Interfacial electrical double layer in electrocatalytic reactions: Fundamentals, characterizations and applications

Abstract

The interfacial electrical double layer (EDL) is the interfacial space filled with a complex and dynamic reaction network formed by catalyst's surface atoms, reactants, intermediates, products, solvent molecules, ions, and other components. EDL has a profound impact on electrocatalytic reactions, affecting both the thermodynamics and kinetics of these processes. Manipulating the composition and structure of the EDL microenvironment sets an additional level of tuning toward the electrocatalysis, to the traditional catalyst optimization. It resembles the delicate manipulation of the environment around the active sites by protein scaffold in enzymes. However, the rational optimization of the EDL demands a deep understanding of its structure and dynamics. Problems lie in the complexities of interfacial EDL, which include complicated multi-body interactions, few molecular-level characterization techniques, and scarce EDL modification strategies.

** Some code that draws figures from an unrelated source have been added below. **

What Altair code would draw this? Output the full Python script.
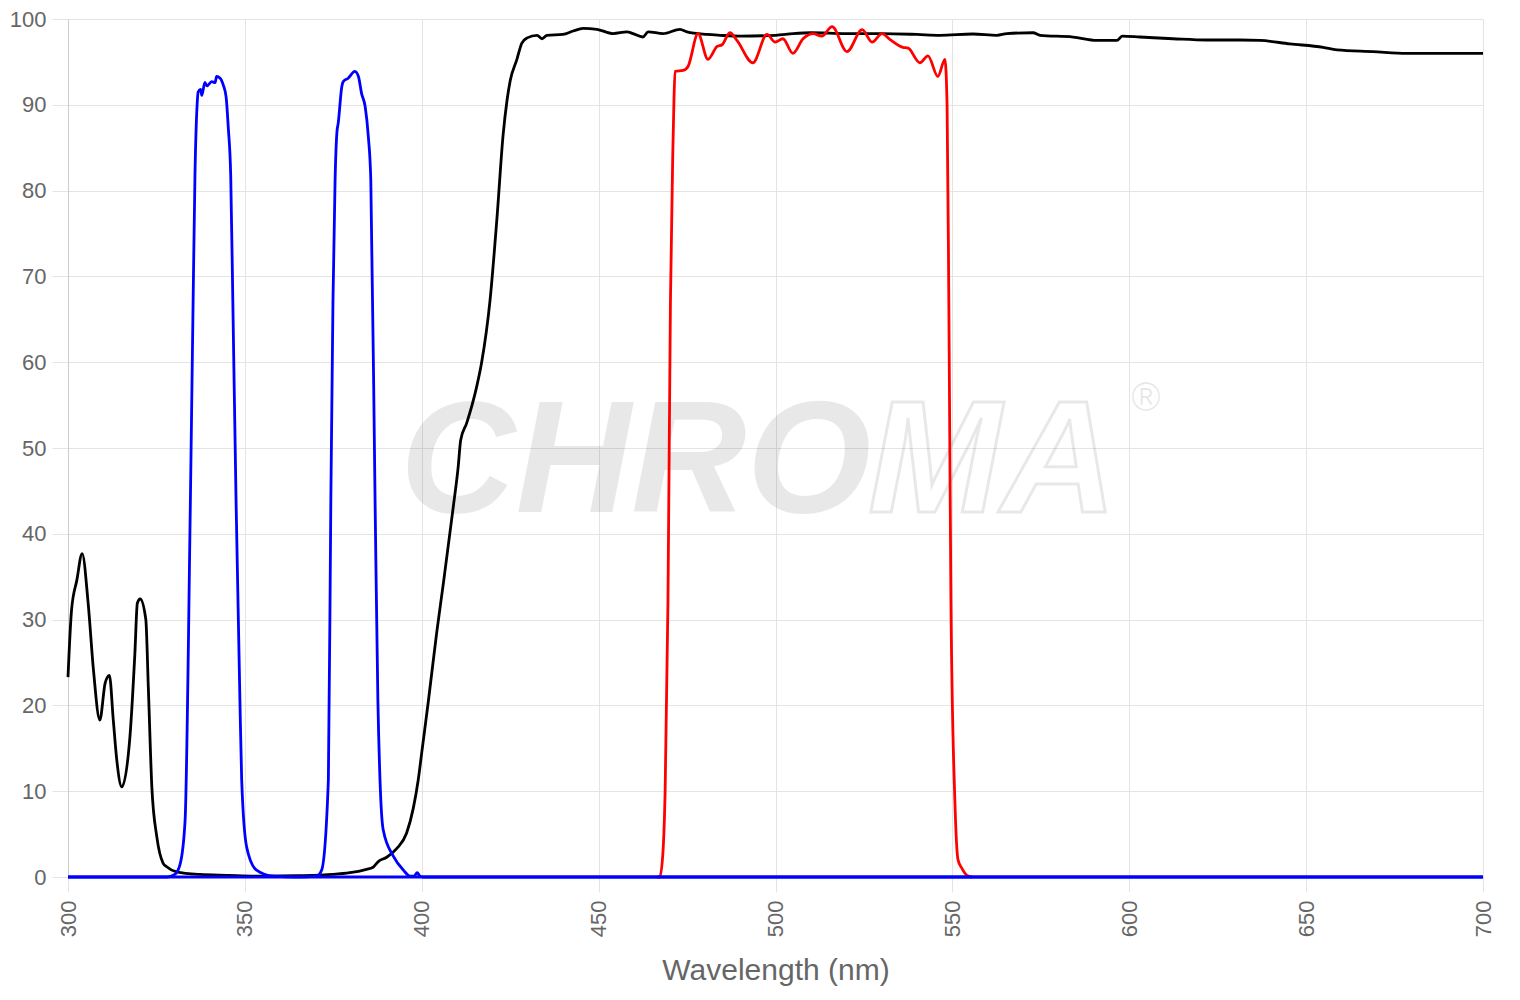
import altair as alt
import pandas as pd

# ---- data ----
black_wl = [300, 301, 302.5, 304, 305.7, 307.2, 309, 310.5, 311.7, 312.8, 313.8, 315.2,
            317.5, 318.9, 319.6, 320.4, 322, 322.7, 323.7, 325.1, 326.9, 327.9, 330.7,
            337.3, 345, 355, 365, 374.9, 379.7, 384.4, 386.1, 387.7, 390.1, 392.9, 395.7,
            397.6, 399, 400, 401.9, 404.2, 406.1, 408.9, 410.3, 411, 412.7, 415.5, 416.9,
            419.3, 421.3, 423, 424.1, 425, 426.9, 428.3, 429.8, 432.6, 434, 435.4, 439.9,
            442.8, 445.6, 449.5, 454.1, 458, 459.7, 462.5, 464, 468.2, 473, 475, 480.6,
            484.3, 490, 500, 505, 510, 520, 530, 540, 546.5, 555.8, 562.6, 565.4, 572.8,
            574.8, 584.1, 590.9, 596.5, 598, 603, 612.4, 622, 631.3, 637, 645.4, 654.8,
            658.7, 668.9, 678.5, 689.8, 700]
black_t = [23.3, 31.1, 34.6, 37.7, 31.9, 24.1, 18.3, 22.6, 23.5, 18.3, 13.6, 10.5,
           16.3, 26.0, 31.9, 32.4, 30.0, 22.2, 10.5, 4.7, 1.6, 1.2, 0.6,
           0.3, 0.2, 0.1, 0.15, 0.3, 0.5, 0.9, 1.1, 1.8, 2.3, 3.3, 5.1,
           8.0, 11.3, 14.5, 20.6, 28.4, 34.2, 43.1, 47.8, 50.9, 52.9, 57.1, 59.9,
           67.2, 77.0, 86.5, 90.5, 92.8, 95.3, 97.2, 97.8, 98.1, 97.7, 98.1, 98.2,
           98.6, 98.9, 98.8, 98.3, 98.5, 98.3, 97.9, 98.5, 98.3, 98.8, 98.5, 98.2,
           98.1, 98.0, 98.1, 98.3, 98.4, 98.3, 98.3, 98.2, 98.1, 98.25, 98.1, 98.3, 98.4,
           98.1, 97.9, 97.5, 97.5, 98.0, 97.9, 97.7, 97.55, 97.55, 97.5, 97.1, 96.7,
           96.4, 96.2, 96.0, 96.0, 96.0]

blue_wl = [300, 328, 330.2, 331.7, 333.1, 334.5, 335.3, 335.9, 336.5, 336.8, 337.5, 337.8,
           338.7, 339.3, 340.6, 341.6, 342, 343, 343.9, 344.7, 345.3, 346, 346.6, 347.5,
           348.6, 349.1, 350.5, 353.3, 358, 365, 370.3, 371.7, 373.6, 374.3, 374.9, 375.5,
           376, 376.4, 377.4, 377.8, 379.2, 381.1, 382.1, 383, 384, 384.9, 385.6, 386.8,
           387.6, 388.2, 389.1, 392, 394.8, 396.7, 397.8, 398.7, 399.5, 400.4, 700]
blue_t = [0, 0, 0.3, 1.5, 6.6, 41, 65, 82, 90, 91.5, 91.8, 91.1,
          92.6, 92.2, 92.7, 92.6, 93.3, 93.1, 92.3, 90.9, 87.4, 81.7, 67, 44,
          20.6, 11.3, 3.5, 0.8, 0.1, 0, 0.1, 0.8, 11.3, 44, 67, 81.2,
          86.7, 87.9, 92.1, 92.7, 93.1, 93.9, 93.3, 91.3, 89.8, 86.3, 81.2, 44,
          20.6, 11.3, 5.5, 2.4, 0.8, 0.1, 0.1, 0.5, 0.1, 0, 0]

# blue zero baseline visible along the whole x range
base_wl = [300, 700]
base_t = [0, 0]

red_wl = [466.5, 467.3, 468.2, 468.8, 469.6, 470.3, 471.0, 471.3, 471.6, 473.9, 475.3, 478.1,
          480.9, 483.5, 484.9, 487.1, 489.1, 493.6, 497.6, 499.9, 502.1, 504.9, 507.8,
          510.6, 513.1, 516.0, 520.2, 524.5, 527.3, 530.1, 532.4, 536.0, 537.5, 540.8,
          543.1, 545.9, 547.9, 548.5, 549.0, 549.6, 550.7, 551.6, 552.7, 554.1, 555.5]
red_t = [0, 0, 3, 10, 32, 67, 85, 90.6, 93.9, 94.0, 94.5, 98.3,
         95.3, 96.8, 97.0, 98.4, 97.5, 94.9, 98.2, 97.3, 97.7, 96.0, 97.7,
         98.3, 98.0, 99.1, 96.2, 98.75, 97.3, 98.3, 97.6, 96.7, 96.6, 94.9,
         95.7, 93.3, 95.3, 90, 67, 32, 9, 2, 1, 0.2, 0]

x_ticks = [300, 350, 400, 450, 500, 550, 600, 650, 700]
y_ticks = [0, 10, 20, 30, 40, 50, 60, 70, 80, 90, 100]
x_title = "Wavelength (nm)"

FONT = "Liberation Sans"
GRID = "#e4e4e4"
LABEL = "#666666"

x_enc = alt.X(
    "wl:Q",
    scale=alt.Scale(domain=[300, 700], nice=False, zero=False),
    axis=alt.Axis(
        title=x_title, values=x_ticks, labelAngle=270, labelFlush=False,
        grid=True, gridColor=GRID, gridWidth=1, tickColor=GRID, tickSize=15,
        domainColor="#cccccc", labelColor=LABEL, labelFont=FONT, labelFontSize=22,
        labelPadding=8, titleColor=LABEL, titleFont=FONT, titleFontSize=30,
        titleFontWeight="normal", titlePadding=19,
    ),
)
y_enc = alt.Y(
    "t:Q",
    scale=alt.Scale(domain=[0, 100], nice=False),
    axis=alt.Axis(
        title=None, values=y_ticks, grid=True, gridColor=GRID, gridWidth=1,
        tickColor=GRID, tickSize=16, domainColor="#cccccc", labelColor=LABEL,
        labelFont=FONT, labelFontSize=22, labelPadding=6,
    ),
)


def series(wl, t, color):
    df = pd.DataFrame({"wl": wl, "t": t})
    return alt.Chart(df).mark_line(
        color=color, strokeWidth=2.8, interpolate="monotone"
    ).encode(x=x_enc, y=y_enc)


wm_df = pd.DataFrame({"a": ["CHRO"], "b": ["MA"], "c": ["®"]})
wm1 = alt.Chart(wm_df).mark_text(
    font=FONT, fontSize=160, fontWeight="bold", fontStyle="italic",
    align="left", baseline="alphabetic", fill="#000000", fillOpacity=0.09,
).encode(text="a:N", x=alt.value(332), y=alt.value(493))
wm2 = alt.Chart(wm_df).mark_text(
    font=FONT, fontSize=160, fontWeight="bold", fontStyle="italic",
    align="left", baseline="alphabetic", fillOpacity=0, stroke="#000000",
    strokeOpacity=0.09, strokeWidth=3,
).encode(text="b:N", x=alt.value(800), y=alt.value(493))
wm3 = alt.Chart(wm_df).mark_text(
    font=FONT, fontSize=40, align="center", baseline="middle",
    fill="#000000", fillOpacity=0.09,
).encode(text="c:N", x=alt.value(1078), y=alt.value(380))

chart = alt.layer(
    wm1, wm2, wm3,
    series(black_wl, black_t, "#000000"),
    series(red_wl, red_t, "#ff0000"),
    series(blue_wl, blue_t, "#0000ff"),
    series(base_wl, base_t, "#0000ff"),
).properties(
    width=1415, height=858,
    autosize=alt.AutoSizeParams(type="none"),
    padding={"left": 68, "top": 19, "right": 37, "bottom": 123},
).configure_view(stroke=None)

chart.save("out.html", embed_options={"renderer": "svg", "actions": False})
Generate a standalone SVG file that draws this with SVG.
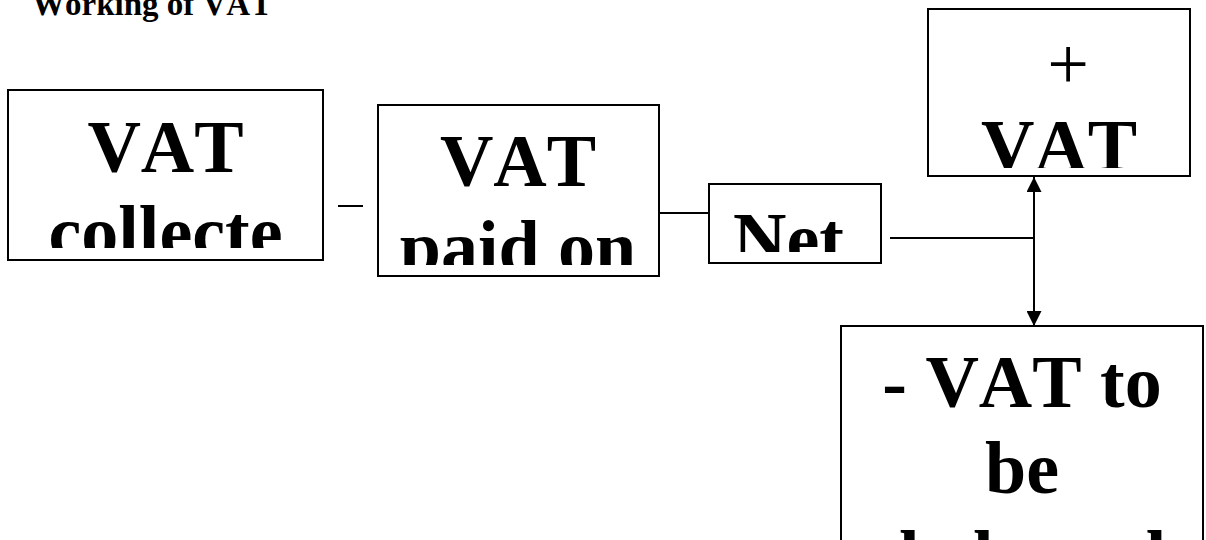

In this tutorial, we delve into the intricacies of the interfacial EDL in electrocatalytic reactions and seek to provide those who are new to this field a thorough summary of the theory, characterization, history, recent progress within the regime of EDL for electrocatalysis. We begin by discussing the theoretical models that describe the structure and properties of EDL, including 4 classical EDL models, their applications in electrocatalytic analysis and modifications, and relevant calculation modulation methods. These models are arranged chronologically, such that a historical summary of how the EDL theory evolves from simple models to complicated details is provided. We then provide an overview of cutting-edge techniques in electrochemical measurement methods, in situ spectroscopic characterization techniques, and scanning probe microscopy methods. Specifically, we aim to summarize the advantages and disadvantages of each technique, with an emphasis on their capability of probing the EDL region. The summary table can provide junior students with a quick overview and a useful tool for selecting the appropriate techniques toward addressing the EDL properties for electrocatalysis. Furthermore, by combining the theory and characterization techniques, we list several pivotal studies from the past five years emphasizing the “electrode side interfacial modification” approach and the “solution side interfacial modification” approach, toward modulating the EDL to optimize the electrocatalytic properties. These examples not only show the recent progress in this field and offer fundamental details about how researchers in this field address the problems from the aspect of EDL. With these combined theory, characterization and research samples, we hope that the newcomers can gain interest in this field, sense the enormous opportunities and understand the general principles of EDL toward electrocatalysis.